La mayoría de expertos que no supieron apreciar la magnitud de la pandemia en curso habían leído La peste de Albert Camus, así debiera acabar la obsesión por exaltar la capacidad pedagógica de las obras maestras de la literatura. Bien está por tanto que la lectura de la novela que iniciaba un ciclo que no trilogía, junto al ensayo El hombre rebelde y la obra de teatro Los justos, haya recuperado su condición de superventas gracias al coronavirus. De este modo, la población secuestrada podrá determinar retrospectivamente qué aspectos pasaron desapercibidos a los burócratas y epidemiólogos.

Esta constatación de la ceguera ante lo evidente, que solo concede la experiencia, no debe infravalorar el poder destructivo de los libros que cayeron en las manos equivocadas. Una novelilla de H.G. Wells, que tradujo el expeditivo The world set free en un torturado El mundo se liberta, narra la llegada del arma destructora que acabaría con todos los conflictos bélicos o con la humanidad en su conjunto, porque el británico nunca se fijó objetivos modestos. La obra cayó en manos del persuasivo físico húngaro Leo Szilard y los peligros que en ella advirtió le impulsaron a transmitir sus enseñanzas a la mismísima Casa Blanca. En efecto, allí empieza el Proyecto Manhattan, la Bomba, la mítica Hiroshima y la olvidada Nagasaki.

Siempre se desemboca en la Segunda Guerra Mundial, la Ley de Godwin aplicada a las recensiones literarias. Porque la peste que Camus concentra en la villa oranesa de la Argelia donde nació era en realidad una metáfora. No del coronavirus, sino del nazismo, la epidemia marrón.

Por una vez, el descifrado del mecanismo de relojería de una novela corresponde a su autor. La crónica de la epidemia que lleva a cabo (spoiler) el abnegado doctor Bernard Rieux es un trasunto de la puesta a prueba de los mecanismos inmunitarios sociales ante la infiltración del hitlerismo, incluida la mención oblicua a la Resistencia en la que militaron la práctica totalidad de los franceses. El Nobel galo reclamó esta lectura en clave política, casi una década después de la publicación. Se manifestó en una carta abierta en respuesta a Roland Barthes, que negaba la asociación política de la narración.
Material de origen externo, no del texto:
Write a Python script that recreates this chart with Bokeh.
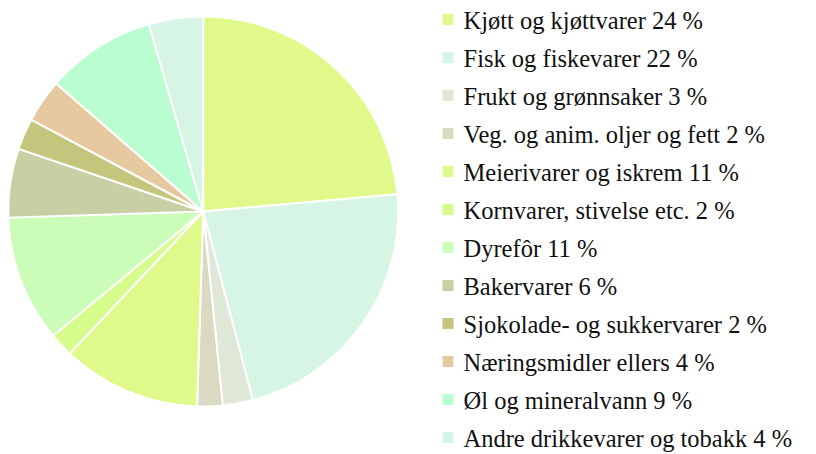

Es importante fechar La peste, más incluso que ubicarla en la ciudad de Orán, que había sufrido sacudidas microbiológicas en fechas recientes.

Camus escribe la novela en 1947. En efecto, un año antes del 1948 en el que George Orwell invirtió las últimas cifras para fabricar su distopía 1984. Es curioso que dos clásicos de postguerra, escritos en años consecutivos, hayan sido recuperados masivamente tres cuartos de siglo después, como signos premonitorios de Donald Trump y de la epidemia.

Asombra la vocación por retratar por anticipado, tanto al bichejo como al coronavirus, en los años que propulsaron la mayor etapa de progreso colectivo de la humanidad.

La peste fue decisiva para la adjudicación del Nobel que recibirá Camus diez años después de su publicación, con solo 44 de edad y a tres de morir en un accidente de automóvil.

El asunto apenas disfrazado de la novela queda descrito, la tramoya del escritor no desentona del resto de su producción de genial autodidacto. Individuo, individuo y más individuo. En este filósofo, la actitud precede a la actividad, y ese retrato de la voluntad viene definido por la necesidad de "impedir al máximo de personas que murieran, en la separación definitiva".

El autor de La peste ha vuelto a morir este febrero, en la persona de su amigo Jean Daniel. Este periodista resaltaba que "Camus me enseñó a decir que no". La necesidad de negarse, la denuncia de la afirmación como sello de la aceptación de la esclavitud, también figura en la novela rescatada por las multitudes.

El Nobel francés introduce una modalidad antiheroica en su vocación de "luchar y no arrodillarse", un doble infinitivo que podría figurar en cualquiera de sus libros. A continuación, modula el equívoco de que el enfrentamiento con la epidemia deba surgir de principios irrenunciables, de estirpe religiosa y que podrían distorsionarse en la "virtud policial" descrita en El hombre rebelde. El combate al que se veían empujados los protagonistas de la novela "no era una verdad admirable, solo una consecuencia". La lectura de La peste debe complementarse con el impresionante Un enemigo del pueblo de Ibsen, porque el noruego describió a la perfección los argumentos que subyacen a la falsificación grosera de las estadísticas del coronavirus, de nuevo por patriotismo.

El retorno de la novela oranesa conduce a dos incógnitas. Cuántas páginas habrá de leer el ciudadano confinado que no confiado, antes de descubrir que en realidad no busca La peste, sino que persigue al inapreciable Camus. El segundo interrogante obliga a olfatear cuál será el siguiente clásico a desempolvar. Tal vez Robinson Crusoe, un solo ejemplar, manual de uso.